KAM-WAY sought a writ of mandate directing the trial court to grant the summary judgment motion, arguing that the writ is necessary because if the trial proceeds against it based on a novel application of law, it will be irresistibly pressured to settle based solely on the magnitude of the potential financial exposure. The Court of Appeal summarily denied KAM-WAYs motion.

KAM-WAY has filed a petition for review in the California Supreme Court.

In our amicus letter brief to the California Supreme Court we urge that court to grant review, We argue that a trial court should not decide a novel application of law and that only the California Supreme Court should make this judicial policy determination. We pointed out that the California appellate courts had never before held that a freight or truck broker can be held vicariously liable for the acts of its independent contractor motor carrier under the nondelegable duty doctrine and that the case relied upon by the trial court held only that carriers have a nondelegable duty.

The trial court seems to have started with the view that vicarious liability is the rule, and that classical agency principles are the exception, but that in so holding the trial court misread appellate precedents. Heretofore, the doctrine of nondelegable duty has been applied only to limited classes of persons who have direct or substantial control over the persons or instrumentalities which create the risk of injury to the public. Until the trial courts decision in this case, the doctrine had never been applied to trucking or freight (or any other) brokers.
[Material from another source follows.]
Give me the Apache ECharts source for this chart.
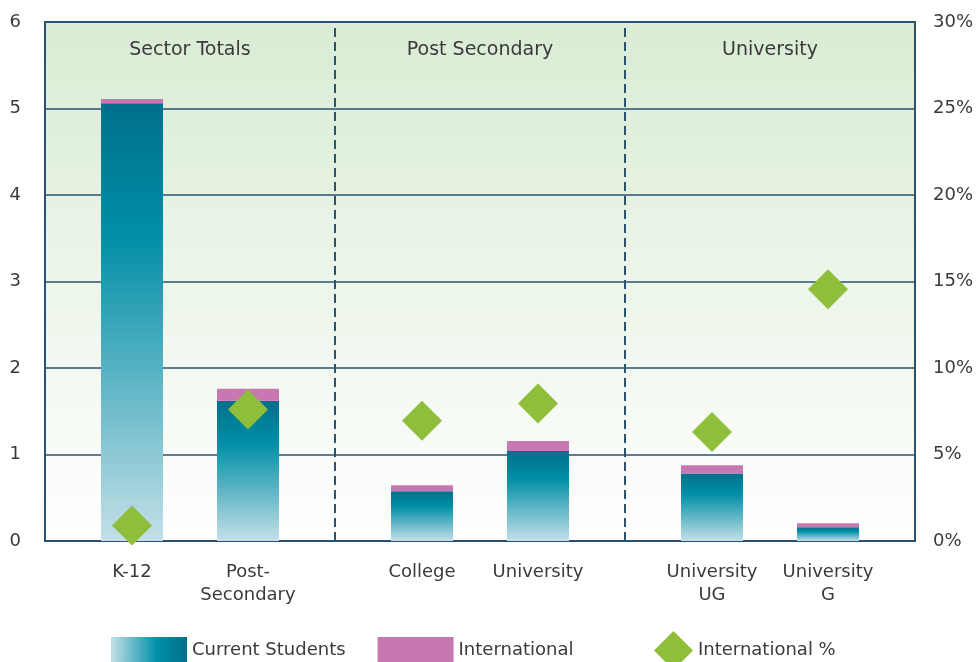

Further, the nondelegable duty doctrine has been applied only where there was an underlying duty of the party to be held vicariously liable and the original contractor cannot transfer liability by hiring another to perform a task, but the trial court overlooked the fact that KAM-WAY did not itself undertake to carry on an activity that involves danger to the public.

Brokers do not and would not perform the task for which a motor carrier is hired. The freight broker is merely an intermediary between the shipper and the carrier. The broker does not transport any goods itself, does not have title to, nor custody of, the cargo, does not own or operate the motor vehicle, does not hire the vehicles driver, and does not have the expertise to assess the possible hazards of the cargo, the safety of the vehicle or the capability of the driver. The broker thus had no underlying duty to third parties to protect them from the negligence of independent truckers or drivers. The trial courts imposition of vicarious liability is based on a fundamental misunderstanding of the role of a freight broker. Unlike a carrier, who owns or has control over the commercial vehicles it operates, a broker is merely an intermediary which connects motor carriers with companies seeking transportation of goods.

Imposing this new duty on brokers would effectively extend risk to a party without consideration of fault of that party or the potential benefit to that party of the activity at issue.

We also pointed out that the Superior Courts policy determination is likely to have an enormous impact on the economy. According to the U. S. Department of Transportation, of all the goods shipped in the United States in calendar year 2012, 70% of total tons was shipped by truck (whereas only 15.8% of total tons was shopped by rail, 4.4% of total tons was shipped by ship or barge; and only a negligible percent was shipped by air).

Extending the nondelegable duty doctrine to brokers will increase the costs of truck transportation, because at the very least brokers will have to insure against vicarious liability (assuming such insurance is available) and that cost will be passed on to shippers and consumers. If such insurance is not available, or available only at prohibitive cost, many small and medium-sized brokers will likely be driven out of business, reducing competition and diminishing the availability of a useful, and in many cases, vital, service. Further, extending vicarious liability to brokers will not significantly increase protection for the public, because motor carriers are already required to have substantial insurance or bonding under both California state law and federal regulations.